Where there be dragons


The Chinese dragon is god of water. In the western world, even among desert dwellers, dragons are also associated with water and often said to live in wells. This belief spawned the myth that the bottom of a well is the dragon’s eye.
The Bible contains numerous mentions of this creature, one of the oldest found in Isaiah 27:1: “The Lord ... shall slay the dragon that is in the sea ...”
However, dragons to the Hebrews weren’t usually seen as real. They were symbolic references to “the enemy.” This enemy ranged from Assyrians, Babylonians and Egyptians, to the devil himself.
Last week’s Twisty Tongue described the Chinese dragon. Let’s contrast that with this passage from the Book of Revelation: “And there appeared another wonder in heaven; and behold a great red dragon, having seven heads and ten horns, and seven crowns upon his heads  ... stood before the woman” (Rev. 12:3-4).

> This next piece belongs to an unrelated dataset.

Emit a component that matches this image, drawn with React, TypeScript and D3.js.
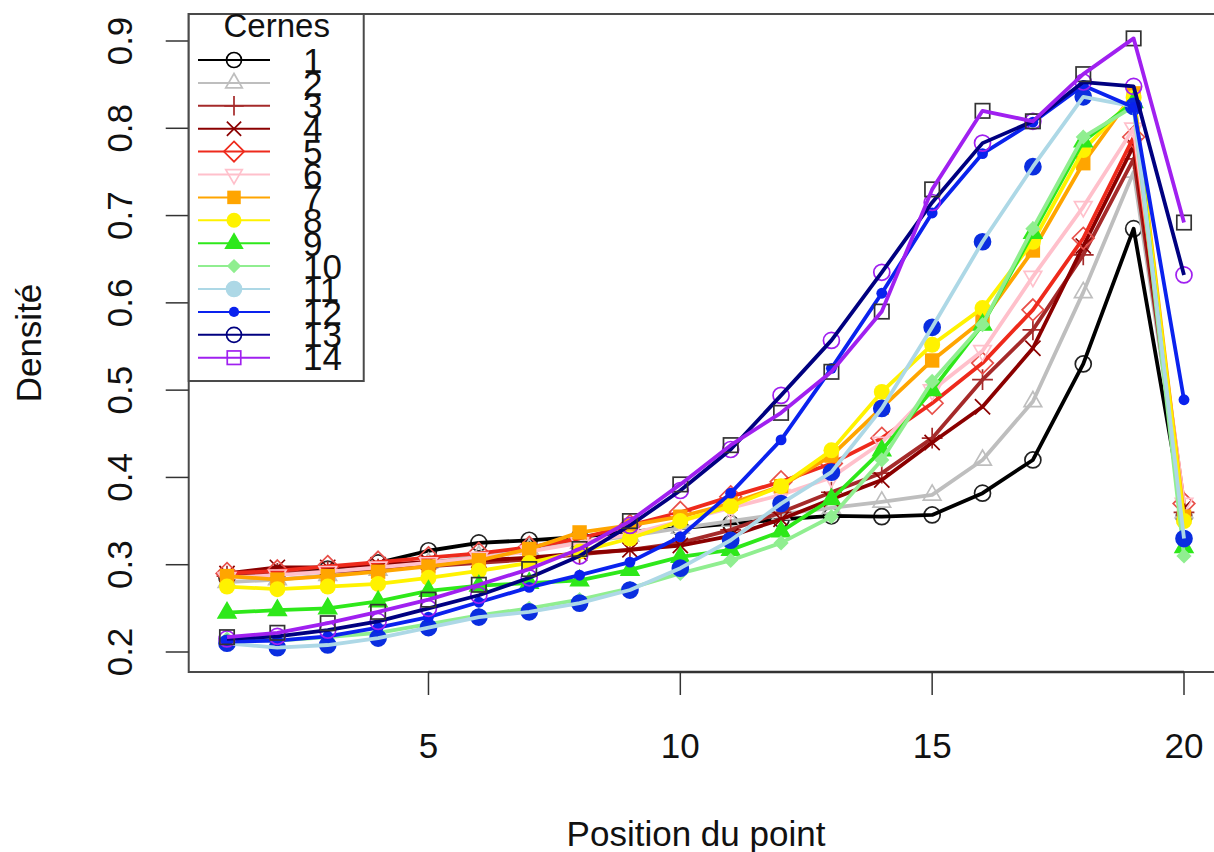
import React, { useEffect, useRef } from "react";
import * as d3 from "d3";

// positions along the radius and density per growth ring (cerne)
const positions = d3.range(1, 21);
const xTicks = [5, 10, 15, 20];
const yTicks = [0.2, 0.3, 0.4, 0.5, 0.6, 0.7, 0.8, 0.9];
const cernes = ["1", "2", "3", "4", "5", "6", "7", "8", "9", "10", "11", "12", "13", "14"];

const cerne1 = [0.285, 0.29, 0.295, 0.302, 0.316, 0.325, 0.328, 0.332, 0.338, 0.342, 0.347, 0.352, 0.356, 0.355, 0.357, 0.382, 0.42, 0.53, 0.685, 0.355];
const cerne2 = [0.28, 0.283, 0.288, 0.294, 0.302, 0.31, 0.318, 0.325, 0.333, 0.342, 0.35, 0.358, 0.365, 0.372, 0.38, 0.42, 0.487, 0.612, 0.75, 0.36];
const cerne3 = [0.287, 0.29, 0.292, 0.295, 0.298, 0.302, 0.306, 0.312, 0.317, 0.325, 0.34, 0.36, 0.383, 0.405, 0.445, 0.512, 0.569, 0.655, 0.765, 0.36];
const cerne4 = [0.29, 0.297, 0.297, 0.3, 0.303, 0.305, 0.308, 0.313, 0.317, 0.322, 0.333, 0.352, 0.375, 0.397, 0.44, 0.481, 0.548, 0.665, 0.78, 0.365];
const cerne5 = [0.29, 0.293, 0.298, 0.303, 0.308, 0.313, 0.32, 0.33, 0.345, 0.36, 0.378, 0.395, 0.416, 0.445, 0.485, 0.531, 0.592, 0.674, 0.79, 0.37];
const cerne6 = [0.285, 0.288, 0.292, 0.297, 0.302, 0.308, 0.315, 0.325, 0.335, 0.35, 0.365, 0.38, 0.4, 0.44, 0.5, 0.545, 0.63, 0.71, 0.8, 0.37];
const cerne7 = [0.287, 0.283, 0.287, 0.292, 0.298, 0.305, 0.318, 0.337, 0.345, 0.355, 0.37, 0.39, 0.425, 0.48, 0.534, 0.58, 0.66, 0.76, 0.84, 0.355];
const cerne8 = [0.275, 0.272, 0.275, 0.278, 0.285, 0.293, 0.302, 0.315, 0.33, 0.35, 0.367, 0.39, 0.431, 0.498, 0.552, 0.594, 0.67, 0.775, 0.835, 0.35];
const cerne9 = [0.245, 0.248, 0.25, 0.258, 0.27, 0.276, 0.279, 0.282, 0.294, 0.309, 0.317, 0.338, 0.375, 0.431, 0.5, 0.575, 0.68, 0.785, 0.83, 0.32];
const cerne10 = [0.215, 0.213, 0.217, 0.222, 0.232, 0.242, 0.25, 0.26, 0.273, 0.29, 0.305, 0.325, 0.355, 0.42, 0.51, 0.575, 0.685, 0.79, 0.825, 0.31];
const cerne11 = [0.21, 0.205, 0.208, 0.216, 0.228, 0.24, 0.246, 0.256, 0.271, 0.296, 0.328, 0.37, 0.406, 0.479, 0.572, 0.67, 0.756, 0.836, 0.825, 0.33];
const cerne12 = [0.212, 0.213, 0.218, 0.228, 0.24, 0.257, 0.274, 0.288, 0.303, 0.332, 0.382, 0.443, 0.525, 0.611, 0.703, 0.771, 0.807, 0.849, 0.824, 0.489];
const cerne13 = [0.215, 0.218, 0.225, 0.235, 0.25, 0.265, 0.285, 0.31, 0.345, 0.385, 0.432, 0.494, 0.557, 0.635, 0.715, 0.783, 0.808, 0.853, 0.848, 0.632];
const cerne14 = [0.217, 0.222, 0.233, 0.246, 0.26, 0.277, 0.295, 0.318, 0.35, 0.392, 0.437, 0.474, 0.521, 0.59, 0.73, 0.82, 0.808, 0.862, 0.903, 0.692];

const values = [cerne1, cerne2, cerne3, cerne4, cerne5, cerne6, cerne7, cerne8, cerne9, cerne10, cerne11, cerne12, cerne13, cerne14];

// R-ish styling: line colour, point colour on the plot, point symbol
const lineColors = ["#000000", "#bebebe", "#a52a2a", "#8b0000", "#ee2a1c", "#ffc0cb", "#ffa500", "#fff200", "#2ee81a", "#90ee90", "#add8e6", "#0a22ee", "#000080", "#a020f0"];
const pointColors = ["#222222", "#bebebe", "#a52a2a", "#8b0000", "#e8504a", "#ffc0cb", "#ffa500", "#fff200", "#2ee81a", "#90ee90", "#0a2ee0", "#0a22ee", "#a020f0", "#333333"];
const pchs = [1, 2, 3, 4, 5, 6, 15, 16, 17, 18, 19, 20, 21, 22];

const FONT = "'Liberation Sans', Arial, Helvetica, sans-serif";

type G = d3.Selection<SVGGElement, unknown, null, undefined>;

const drawMarker = (g: G, pch: number, cx: number, cy: number, col: string, r = 8) => {
  const sw = 1.7;
  if (pch === 1 || pch === 21) {
    g.append("circle").attr("cx", cx).attr("cy", cy).attr("r", r)
      .attr("fill", "none").attr("stroke", col).attr("stroke-width", sw);
  } else if (pch === 16 || pch === 19) {
    g.append("circle").attr("cx", cx).attr("cy", cy).attr("r", r)
      .attr("fill", col).attr("stroke", col).attr("stroke-width", pch === 19 ? sw : 0);
  } else if (pch === 20) {
    g.append("circle").attr("cx", cx).attr("cy", cy).attr("r", r * 0.68).attr("fill", col);
  } else if (pch === 2 || pch === 17 || pch === 6) {
    const d = pch === 6 ? -1 : 1;
    const p = `M${cx},${cy - d * r * 1.25}L${cx + r * 1.1},${cy + d * r * 0.65}L${cx - r * 1.1},${cy + d * r * 0.65}Z`;
    g.append("path").attr("d", p)
      .attr("fill", pch === 17 ? col : "none").attr("stroke", col).attr("stroke-width", sw);
  } else if (pch === 3) {
    const a = r * 1.3;
    g.append("path").attr("d", `M${cx - a},${cy}H${cx + a}M${cx},${cy - a}V${cy + a}`)
      .attr("stroke", col).attr("stroke-width", sw).attr("fill", "none");
  } else if (pch === 4) {
    const a = r * 0.95;
    g.append("path").attr("d", `M${cx - a},${cy - a}L${cx + a},${cy + a}M${cx - a},${cy + a}L${cx + a},${cy - a}`)
      .attr("stroke", col).attr("stroke-width", sw).attr("fill", "none");
  } else if (pch === 5 || pch === 18) {
    const a = pch === 18 ? r * 0.95 : r * 1.35;
    g.append("path").attr("d", `M${cx},${cy - a}L${cx + a},${cy}L${cx},${cy + a}L${cx - a},${cy}Z`)
      .attr("fill", pch === 18 ? col : "none").attr("stroke", col).attr("stroke-width", pch === 18 ? 0 : sw);
  } else if (pch === 15 || pch === 22) {
    const a = r * 0.9;
    g.append("rect").attr("x", cx - a).attr("y", cy - a).attr("width", 2 * a).attr("height", 2 * a)
      .attr("fill", pch === 15 ? col : "none").attr("stroke", col).attr("stroke-width", pch === 15 ? 0 : sw);
  }
};

const DensityChart: React.FC = () => {
  const ref = useRef<SVGSVGElement | null>(null);

  useEffect(() => {
    const svg = d3.select(ref.current);
    svg.selectAll("*").remove();

    const x = d3.scaleLinear().domain([1, 20]).range([227, 1184]);
    const y = d3.scaleLinear().domain([0.2, 0.9]).range([652, 41]);

    // R style 4% extension of the data range
    const all = values.flat();
    const yMin = d3.min(all)!, yMax = d3.max(all)!;
    const ext = (yMax - yMin) * 0.04;
    const x0 = x(1 - 19 * 0.04), x1 = x(20 + 19 * 0.04);
    const yTop = y(yMax + ext), yBot = y(yMin - ext);

    const root = svg.append("g");

    // series: points first, then the line on top
    values.forEach((vals, i) => {
      const g = root.append("g");
      vals.forEach((v, j) => drawMarker(g, pchs[i], x(positions[j]), y(v), pointColors[i]));
      const line = d3.line<number>().x((_, j) => x(positions[j])).y((d) => y(d));
      g.append("path").attr("d", line(vals)!).attr("fill", "none")
        .attr("stroke", lineColors[i]).attr("stroke-width", 3.8).attr("stroke-linejoin", "round");
    });

    // plot box
    root.append("rect").attr("x", x0).attr("y", yTop).attr("width", x1 - x0).attr("height", yBot - yTop)
      .attr("fill", "none").attr("stroke", "#4a4a4a").attr("stroke-width", 2);

    // x axis
    const xa = root.append("g").attr("stroke", "#333").attr("stroke-width", 1.5);
    xa.append("line").attr("x1", x(xTicks[0])).attr("x2", x(xTicks[xTicks.length - 1]))
      .attr("y1", yBot).attr("y2", yBot).attr("stroke-width", 2.5);
    xTicks.forEach((t) => {
      xa.append("line").attr("x1", x(t)).attr("x2", x(t)).attr("y1", yBot).attr("y2", yBot + 23);
      root.append("text").attr("x", x(t)).attr("y", yBot + 86).attr("text-anchor", "middle")
        .attr("font-family", FONT).attr("font-size", 35).attr("fill", "#111").text(t);
    });

    // y axis
    const ya = root.append("g").attr("stroke", "#333").attr("stroke-width", 1.5);
    yTicks.forEach((t) => {
      ya.append("line").attr("x1", x0 - 23).attr("x2", x0).attr("y1", y(t)).attr("y2", y(t));
      root.append("text").attr("transform", `translate(${x0 - 57},${y(t)}) rotate(-90)`)
        .attr("text-anchor", "middle").attr("font-family", FONT).attr("font-size", 35)
        .attr("fill", "#111").text(t.toFixed(1));
    });

    // axis titles
    root.append("text").attr("x", 696).attr("y", 846).attr("text-anchor", "middle")
      .attr("font-family", FONT).attr("font-size", 35).attr("fill", "#111").text("Position du point");
    root.append("text").attr("transform", `translate(41,${(yTop + yBot) / 2}) rotate(-90)`)
      .attr("text-anchor", "middle").attr("font-family", FONT).attr("font-size", 35)
      .attr("fill", "#111").text("Densité");

    // legend
    const lg = root.append("g");
    lg.append("rect").attr("x", x0).attr("y", yTop).attr("width", 175).attr("height", 367)
      .attr("fill", "white").attr("stroke", "#4a4a4a").attr("stroke-width", 2);
    lg.append("text").attr("x", x0 + 88).attr("y", 37).attr("text-anchor", "middle")
      .attr("font-family", FONT).attr("font-size", 33).attr("fill", "#111").text("Cernes");
    cernes.forEach((c, i) => {
      const ry = 60 + i * 22.9;
      lg.append("line").attr("x1", 198).attr("x2", 270).attr("y1", ry).attr("y2", ry)
        .attr("stroke", lineColors[i]).attr("stroke-width", 2);
      drawMarker(lg, pchs[i], 234, ry, lineColors[i], 7.5);
      lg.append("text").attr("x", 303).attr("y", ry).attr("dy", "0.36em")
        .attr("font-family", FONT).attr("font-size", 35).attr("fill", "#111").text(c);
    });
  }, []);

  return (
    <svg
      ref={ref}
      width={1214}
      height={852}
      style={{ position: "absolute", left: 0, top: 0, background: "white" }}
    />
  );
};

export default function App() {
  return <DensityChart />;
}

Belief in dragons was so prevalent in olden days that ancient map-makers used to note their presence in charts they drew. It’s reported they claimed, “Here be dragons.” But research has uncovered only one such map — The Lennox Globe (c.1503-07). Still, many early maps and charts do depict drawings of dragons, usually locating these in the neighbourhood of Southern Africa. The earliest such map is the Psalter Map (ca.1250).

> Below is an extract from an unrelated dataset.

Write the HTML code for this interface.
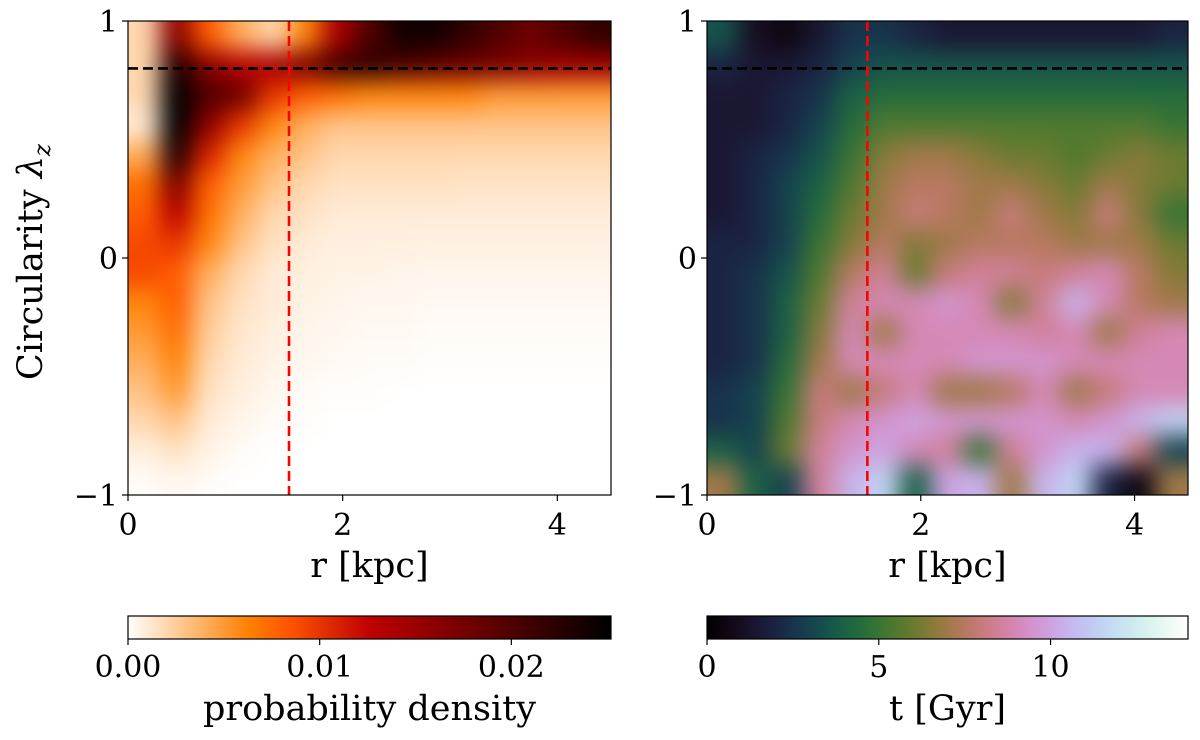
<!DOCTYPE html>
<html><head><meta charset="utf-8"><style>
body{margin:0;background:#fff;}
svg text{font-family:"DejaVu Serif","Liberation Serif",serif;fill:#000;}
</style></head><body>
<svg id="fig" width="1200" height="735" viewBox="0 0 1200 735" xmlns="http://www.w3.org/2000/svg">
<defs>
<filter id="blur" filterUnits="userSpaceOnUse" x="0" y="-100" width="1300" height="700" color-interpolation-filters="sRGB"><feGaussianBlur stdDeviation="12"/></filter>
<clipPath id="clipL"><rect x="128" y="21" width="483" height="474"/></clipPath>
<clipPath id="clipR"><rect x="707" y="21" width="481" height="474"/></clipPath>
<linearGradient id="gradL" x1="0" x2="1" y1="0" y2="0"></linearGradient>
<linearGradient id="gradR" x1="0" x2="1" y1="0" y2="0"></linearGradient>
</defs>
<g id="left-panel"></g>
<g id="right-panel"></g>
</svg>
<script>
// ---- data ----
const rCenters = [0.15,0.45,0.75,1.05,1.35,1.65,1.95,2.25,2.55,2.85,3.15,3.45,3.75,4.05,4.35];
const lamCenters = [0.9375,0.8125,0.6875,0.5625,0.4375,0.3125,0.1875,0.0625,-0.0625,-0.1875,-0.3125,-0.4375,-0.5625,-0.6875,-0.8125,-0.9375];
const densityGrid = [
[0.002,0.016,0.008,0.004,0.002,0.006,0.014,0.020,0.024,0.024,0.022,0.020,0.018,0.020,0.022],
[0.002,0.023,0.016,0.013,0.014,0.017,0.021,0.022,0.020,0.019,0.018,0.017,0.016,0.015,0.015],
[0.002,0.026,0.020,0.018,0.010,0.008,0.007,0.006,0.006,0.006,0.006,0.005,0.005,0.005,0.005],
[0.001,0.026,0.016,0.010,0.006,0.004,0.003,0.003,0.003,0.003,0.003,0.003,0.003,0.003,0.003],
[0.004,0.023,0.011,0.006,0.004,0.003,0.002,0.002,0.002,0.002,0.002,0.002,0.002,0.002,0.002],
[0.007,0.017,0.008,0.005,0.003,0.002,0.0015,0.0015,0.0015,0.0015,0.0014,0.0014,0.0014,0.0014,0.0014],
[0.008,0.013,0.007,0.004,0.002,0.0015,0.001,0.001,0.001,0.001,0.001,0.001,0.001,0.001,0.001],
[0.009,0.010,0.006,0.003,0.0015,0.001,0.0008,0.0008,0.0008,0.0007,0.0007,0.0007,0.0007,0.0007,0.0007],
[0.009,0.008,0.004,0.002,0.001,0.0008,0.0006,0.0006,0.0005,0.0005,0.0005,0.0005,0.0005,0.0005,0.0005],
[0.006,0.008,0.003,0.0015,0.001,0.0006,0.0005,0.0004,0.0004,0.0003,0.0003,0.0003,0.0003,0.0003,0.0003],
[0.005,0.007,0.0025,0.0012,0.0008,0.0005,0.0004,0.0003,0.0003,0.0002,0.0002,0.0002,0.0002,0.0002,0.0002],
[0.004,0.006,0.002,0.001,0.0006,0.0004,0.0003,0.0002,0.0002,0.0001,0.0001,0.0001,0.0001,0.0001,0.0001],
[0.003,0.005,0.0015,0.0008,0.0004,0.0002,0.0001,0.0001,0,0,0,0,0,0,0],
[0.002,0.003,0.001,0.0005,0.0002,0.0001,0,0,0,0,0,0,0,0,0],
[0.0008,0.0015,0.0006,0.0002,0,0,0,0,0,0,0,0,0,0,0],
[0.0002,0.0004,0.0002,0,0,0,0,0,0,0,0,0,0,0,0]
];
const ageGrid = [
[3.5,1,0.5,1.5,2.5,2.5,2,1.5,1.5,1.5,1.5,1.5,1.5,1.5,2],
[2,1.5,1.5,2,3,3.5,3.5,3.5,3.5,3.5,3.5,3.5,3.5,3.5,3.5],
[1.5,1.5,2,2.5,4,4.5,4.5,4.5,4.5,4.5,4.5,4.5,4.5,4.5,4.5],
[1.5,1.5,2,3,4.5,5.5,5.5,5.5,5.5,5.5,5.5,5.5,5.5,5.5,5],
[1.5,2,2.5,3.5,5,6.5,7,7,6.5,6,6,5.5,6,6.5,6],
[1.5,2,3,4,5.5,7,7.5,7.5,7,7,6.5,6,7,6.5,6],
[1.5,2,3,4.5,6,7,8,7.5,7,8,7,6.5,8,6.5,5],
[2,2,3,5,6.5,7.5,6.5,7,7.5,7.5,7.5,7,7,7,6],
[2,2.5,3.5,5.5,7.5,8.5,6,8,8.5,8.5,8,8.5,9,7.5,6.5],
[2,2.5,4,6,8.5,9,9,9.5,9,6.5,8.5,10.5,9,7.5,7],
[2,2.5,4,6.5,9,7,9,9,9,9,8.5,9,7,8.5,9],
[2,2.5,4.5,7,9,9,9,9,9.5,9.5,9.5,9,9,9,9],
[2.5,3,5,8,7,8,9,7,7,7.5,9,7,8,9,9],
[2.5,3,5.5,8,9,9.5,10,9.5,9.5,9.5,9.5,9,9.5,10.5,11.5],
[4,3,6,8.5,9.5,10,9,8.5,5,8.5,9.5,10.5,10.5,8,3],
[7,4,3,8.5,10.5,11.5,4,10,10.5,7,10.5,11.5,2,0.5,7]
];
const xTicks = [0,2,4];
const yTicks = [1,0,-1];
const yTickLabels = ["1","0","\u22121"];
const densTicks = [0,0.01,0.02];
const densTickLabels = ["0.00","0.01","0.02"];
const ageTicks = [0,5,10];
const ageTickLabels = ["0","5","10"];
const densMax = 0.0252, ageMax = 14;
const lamCut = 0.8, rCut = 1.5;

// ---- helpers ----
const NS="http://www.w3.org/2000/svg";
const TF=30, LF=35;
function mk(tag,attrs,parent){const e=document.createElementNS(NS,tag);for(const k in attrs)e.setAttribute(k,attrs[k]);parent.appendChild(e);return e;}
function heatColor(v){ // gist_heat_r
  let x=1-Math.max(0,Math.min(1,v));
  const r=Math.min(1,1.5*x),g=Math.max(0,Math.min(1,2*x-1)),b=Math.max(0,Math.min(1,4*x-3));
  return `rgb(${Math.round(r*255)},${Math.round(g*255)},${Math.round(b*255)})`;
}
function cubehelix(x){
  x=Math.max(0,Math.min(1,x));
  const phi=2*Math.PI*(0.5/3+(-1.5)*x), a=x*(1-x)/2;
  const c=Math.cos(phi),s=Math.sin(phi);
  const r=x+a*(-0.14861*c+1.78277*s), g=x+a*(-0.29227*c-0.90649*s), b=x+a*(1.97294*c);
  const f=t=>Math.round(Math.max(0,Math.min(1,t))*255);
  return `rgb(${f(r)},${f(g)},${f(b)})`;
}
const fig=document.getElementById('fig');

function panel(gid,x0,w,grid,cmap,vmax,clip,showY,nm){
  const top=21,h=474;
  const X=r=>x0+r/4.5*w, Y=l=>top+(1-l)/2*h;
  const g=document.getElementById(gid);
  const cg=mk('g',{'clip-path':`url(#${clip})`},g);
  
  
  const bg=mk('g',{filter:'url(#blur)'},cg);
  const dx=0.3, dy=0.125;
  grid.forEach((row,i)=>row.forEach((v,j)=>{
    let xa=X(rCenters[j]-dx/2), xb=X(rCenters[j]+dx/2);
    let ya=Y(lamCenters[i]+dy/2), yb=Y(lamCenters[i]-dy/2);
    if(j===0)xa-=45; if(j===row.length-1)xb+=45;
    if(i===0)ya-=45; if(i===grid.length-1)yb+=45;
    const rc=mk('rect',{x:xa,y:ya,width:xb-xa+0.8,height:yb-ya+0.8,fill:cmap(v/vmax)},bg);
    
    
  }));
  const hl=mk('line',{x1:x0,x2:x0+w,y1:Y(lamCut),y2:Y(lamCut),stroke:'#000','stroke-width':2.6,'stroke-dasharray':'10,5'},g);
  
  
  const vl=mk('line',{x1:X(rCut),x2:X(rCut),y1:top,y2:top+h,stroke:'#f00','stroke-width':2.6,'stroke-dasharray':'10,5'},g);
  
  
  const fr=mk('rect',{x:x0,y:top,width:w,height:h,fill:'none',stroke:'#000','stroke-width':1.2},g);
  
  
  xTicks.forEach(t=>{
    mk('line',{x1:X(t),x2:X(t),y1:top+h,y2:top+h+6,stroke:'#000','stroke-width':1.2},g);
    const tx=mk('text',{x:X(t),y:535,'font-size':TF,'text-anchor':'middle'},g);tx.textContent=t;
    
    
  });
  yTicks.forEach((t,k)=>{
    mk('line',{x1:x0-6,x2:x0,y1:Y(t),y2:Y(t),stroke:'#000','stroke-width':1.2},g);
    const tx=mk('text',{x:x0-10,y:Y(t)+11,'font-size':TF,'text-anchor':'end'},g);tx.textContent=yTickLabels[k];
    
    
  });
  const xl=mk('text',{x:x0+w/2,y:577,'font-size':LF,'text-anchor':'middle'},g);xl.textContent='r [kpc]';
  
  
  if(showY){
    const yl=mk('text',{x:0,y:0,'font-size':LF,'text-anchor':'middle',transform:`translate(42,262) rotate(-90)`},g);
    yl.innerHTML='Circularity <tspan font-style="italic">λ</tspan><tspan font-style="italic" font-size="23" dy="8">z</tspan>';
    
    
  }
}
panel('left-panel',128,483,densityGrid,heatColor,densMax,'clipL',true,'density');
panel('right-panel',707,481,ageGrid,cubehelix,ageMax,'clipR',false,'age');

function colorbar(gid,x0,w,cmap,vmax,ticks,labels,title,nm){
  const grad=document.getElementById(gid);
  for(let i=0;i<=40;i++){mk('stop',{offset:(i/40),'stop-color':cmap(i/40)},grad);}
  const g=mk('g',{},fig);
  
  
  mk('rect',{x:x0,y:616,width:w,height:23,fill:`url(#${gid})`,stroke:'#000','stroke-width':1.2},g);
  ticks.forEach((t,k)=>{
    const x=x0+t/vmax*w;
    mk('line',{x1:x,x2:x,y1:639,y2:645,stroke:'#000','stroke-width':1.2},g);
    const tx=mk('text',{x:x,y:677,'font-size':TF,'text-anchor':'middle'},g);tx.textContent=labels[k];
    
    
  });
  const tl=mk('text',{x:x0+w/2,y:720,'font-size':LF,'text-anchor':'middle'},g);tl.textContent=title;
  
  
}
colorbar('gradL',128,483,heatColor,densMax,densTicks,densTickLabels,'probability density','density-colorbar');
colorbar('gradR',707,481,cubehelix,ageMax,ageTicks,ageTickLabels,'t [Gyr]','age-colorbar');
</script>
</body></html>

Dragons are also connected with caves and piles of treasure. In J.R.R. Tolkien’s, The Hobbit, Bilbo Baggins encounters the terrible dragon Smaug in a cave. Tolkien describes Smaug: “A vast red-golden dragon, fast asleep; a thrumming came from his jaws and nostrils, and wisps of smoke. Beneath him, under all his limbs and his huge coiled tail ... stretching away across the unseen floors, lay countless piles of precious things ...”
Possibly, the idea of dragons, caves and treasure springs from Teutonic mythology where we’re told of the dragon Fafnir, who lurked in his cave guarding his treasure — a hoard of jewels and gold that was the source of life and power.
Luckily, in myth there’s always a hero, a dragonslayer, and in this case it is Siegfried who becomes invulnerable once he has killed Fafnir and bathed in his blood.
Siegfried isn’t alone in such unusual behaviour. Myths of many lands tell of heroes who gain power by eating the heart of a dragon or drinking its blood.
In early Christian thought, dragons represented the devil. The story of St. George, England’s patron saint, is apparently connected to this tradition — God’s servant defeating Satan.
St. George, who never set foot in England, was probably born in what is now Turkey. Also, since dragons are creatures of myth and fantasy, it’s certain he never slew one. But his story was known there by the eighth century and he became the patron of knights, soldiers and then Crusaders.
We first find dragon in Middle English as dragoun. It came from the Old French dragon. French borrowed it from draco, which is Latin for serpent. It’s ultimately from the Greek drakon (serpent).